The Old Man and TV
or, Remembrance of Things Not Eaten

by Benjamin Chadwick


When I'm a bitter old man, being fed nutrient supplements in some 21st century nursing home dystopia, I might try to look back on my halcyon days of youth, my first twenty years of existence. If the Alzheimer's and the soma haven't totally erased my long-term memory, what will I remember of my so- called salad days? It scares me to think that I may remember only what I consumed; never what I contributed.

A few days ago I was sent an e-mail forward describing what it means to be a "child of the 1980's." The article was essentially a list of various consumer products and cartoons that summed up our formative years. Example: "We played army with G.I. Joe figures, and I set up galactic wars between Autobots and Decepticons... ...I got up on Saturday mornings at 6 a.m. to watch bad Hanna-Barbera cartoons like ‘The Snorks,' ‘Jabberjaw,' ‘Captain Caveman,' and ‘SpaceGhost.' In between I would watch ‘School House Rock.'" Towards the end of the article the author declares: "The eighties may have made us idealistic, but it's that idealism that will push us and be passed to our children--the first children of the 21st century."

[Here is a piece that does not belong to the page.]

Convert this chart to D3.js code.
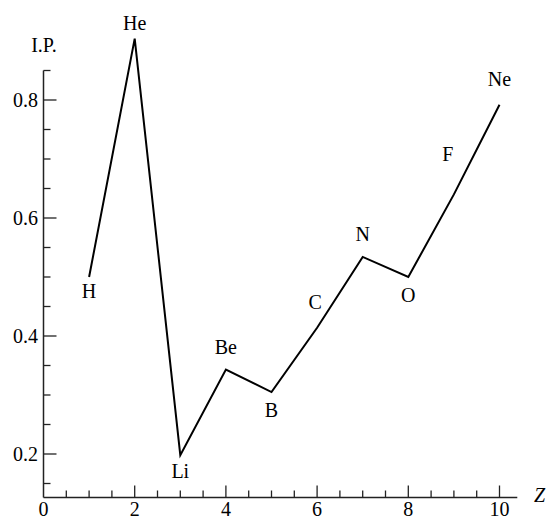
<!DOCTYPE html>
<html><head><meta charset="utf-8">
<script src="https://cdn.jsdelivr.net/npm/d3@7"></script>
<style>html,body{margin:0;padding:0;background:#fff;}svg{display:block;}
svg text{font-family:"Liberation Serif","DejaVu Serif",serif;font-size:20px;}</style>
</head><body>
<svg id="chart" width="546" height="521"></svg>
<script>
const elements = ["H","He","Li","Be","B","C","N","O","F","Ne"];
const Z = [1,2,3,4,5,6,7,8,9,10];
const ip = [0.500,0.904,0.198,0.343,0.305,0.414,0.534,0.500,0.640,0.792];
const xTickLabels = [0,2,4,6,8,10];
const yTickLabels = [0.2,0.4,0.6,0.8];
// label placement: [dx, dy baseline offset]
const labelPos = [[0,21],[0,-9],[0,23],[0,-16],[0,25],[-2,-19],[0,-16],[0,25],[-6,-33],[0,-19]];

const svg = d3.select("#chart");
const x = d3.scaleLinear().domain([0,10]).range([43.5,499.5]);
const y = d3.scaleLinear().domain([0.2,0.8]).range([454,100]);
const axisColor = "#222";

// axes lines
svg.append("line").attr("x1",x(0)).attr("x2",x(10.39)).attr("y1",497.5).attr("y2",497.5)
  .attr("stroke",axisColor).attr("stroke-width",1.5);
svg.append("line").attr("x1",x(0)).attr("x2",x(0)).attr("y1",497.5).attr("y2",y(0.85))
  .attr("stroke",axisColor).attr("stroke-width",1.5);

// x ticks
const xMinor = d3.range(0.5,10.01,0.5);
svg.selectAll(".xt").data(xMinor).enter().append("line")
  .attr("x1",d=>x(d)).attr("x2",d=>x(d)).attr("y1",497.5)
  .attr("y2",d=>Math.abs(d%2)<1e-6 ? 485.5 : 490.5)
  .attr("stroke",axisColor).attr("stroke-width",1.3);
svg.selectAll(".xl").data(xTickLabels).enter().append("text")
  .attr("x",d=>x(d)).attr("y",516).attr("text-anchor","middle").text(d=>d);
svg.append("text").attr("x",534).attr("y",502)
  .style("font-style","italic").text("Z");

// y ticks
const yMinor = d3.range(0.15,0.851,0.05);
svg.selectAll(".yt").data(yMinor).enter().append("line")
  .attr("x1",x(0)).attr("y1",d=>y(d)).attr("y2",d=>y(d))
  .attr("x2",d=>yTickLabels.some(v=>Math.abs(v-d)<1e-6) ? x(0)+13 : x(0)+7)
  .attr("stroke",axisColor).attr("stroke-width",1.3);
svg.selectAll(".yl").data(yTickLabels).enter().append("text")
  .attr("x",38).attr("y",d=>y(d)+7).attr("text-anchor","end").text(d=>d.toFixed(1));
svg.append("text").attr("x",44).attr("y",52).attr("text-anchor","middle").text("I.P.");

// data line
const pts = Z.map((z,i)=>[z,ip[i]]);
svg.append("path").datum(pts)
  .attr("d",d3.line().x(d=>x(d[0])).y(d=>y(d[1])))
  .attr("fill","none").attr("stroke","#000").attr("stroke-width",2);

// element labels
svg.selectAll(".el").data(elements).enter().append("text")
  .attr("x",(d,i)=>x(Z[i])+labelPos[i][0])
  .attr("y",(d,i)=>y(ip[i])+labelPos[i][1])
  .attr("text-anchor","middle").text(d=>d);
</script>
</body></html>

In terms of children's culture, the article was accurate. I grew up watching MTV in my basement, waiting for cool songs by Peter Gabriel and John Cougar (aka John Mellencamp, etc.). I can remember some of the trials that Alvin, Simon, and Theodore faced, in their quests for gigs and experimental relationship with the Chipettes. I didn't have Transformers, but I was envious of those kids that did. I remember ancient jingles for products I couldn't even buy ("Come to think of it, I'll have a Heineken"). I was born in the year of Star Wars: 1977. In 1980, I was a tabula rasa; in 1990, I was bar mitzvah'ed and officially became a man. In the ten years in-between, I theoretically formed the basis of all my current beliefs, my social and ethical morals, and my cultural backdrop. That's why, when I read that the "eighties may have made us idealistic" in terms of GI Joe and Barbie, I feel worried. I fail to see what is ideal about overconsumption.

Did 1980s kids consume more products than 1970s kids? I think so. Aside from changes in economic prosperity, there was a difference is in the level of advertising saturation in society, and how much people accepted (and welcomed) this intrusion. As people have changed over the last 100 years, television has grown from a novelty to a drug. Advertising has followed, as the science of marketing has progressed from blatantly stupid (I have a 1937 advertisement that claims Camel cigarettes have health benefits) to diabolically clever (behavioral conditioning through overexposure to desire- imagery). Has anybody else noticed that in the last 10 years, once-sacred names have become corporate billboards? Does anybody remember Candlestick Park (now 3Com Park) and Capital Center (now USAir Arena)? Just one of the many ways in which our world is gradually becoming a billboard. This trend of corporate chicanery has wormed its way through American culture. Perhaps the 1980s were the last years in which it wasn't like that— does anybody remember public confusion at Levi's ads that didn't show jeans? Nowadays, it's acceptable (and practically a forgone conclusion) that you will not show your product. Kids of the 1970s were manipulated less, and in the 1960s, even less. When you last walked on your college campus, however, did you see people wearing clothing or did you see walking advertisements for The North Face, Calvin Klein, and Abercrombie & Fitch? Over one hundred years, our resistence to subversion has decayed to the point where we'll buy anything, so it seems, if people on TV look sexy. "Gee, if I buy Docker's, I'll get laid tonight!"

The Decade of Blandness is almost finished, and what will the children of the 1990s remember? If their ephemeral attention spans allow any actual degree of conscious thought, they'll think in faint hypnopaedic messages like "Everybody needs a little KFC" and "Just do it." There is a fair amount of injustice in a world that takes advantage of children while not allowing them to strike back in any way. These 1990s kids will be irritating, but it isn't their fault. My suggestion to parents is to give kids some origami paper and teach them to produce. To discourage creativity is to breed the next generation's parasites.

When I'm sitting in that old folks home, in 2057, drinking Steak Substitute through a tube and humming along to orchestral remixes of Talking Heads songs, perhaps I'll have a moment of clarity in which I realize that my first 20 years weren't wasted after all. I didn't just consume; I wrote short stories, I painted, I daydreamed, and sometimes, I shut off the television. I'll proudly remember the day when I was 13 or so and came to the conclusion that I couldn't buy clothing that flaunted a product name because I was unwilling to become a walking billboard, a corporate whore. I took my futile stand against letting companies control me; I abandoned consumerism. I won't want to remember what I bought; I'll want to remember what I thought, what I made, when I still could. In a fit of demented rage I'll shout, "You can make me wear bright red Tommy Hilfiger jeans, when you staple them to my cold, dead legs." And I'll tell someone else in my retirement community about my passive resistence, and he'll smile and nod and call the authorities, and Coca-Cola will have me shot for being subversive.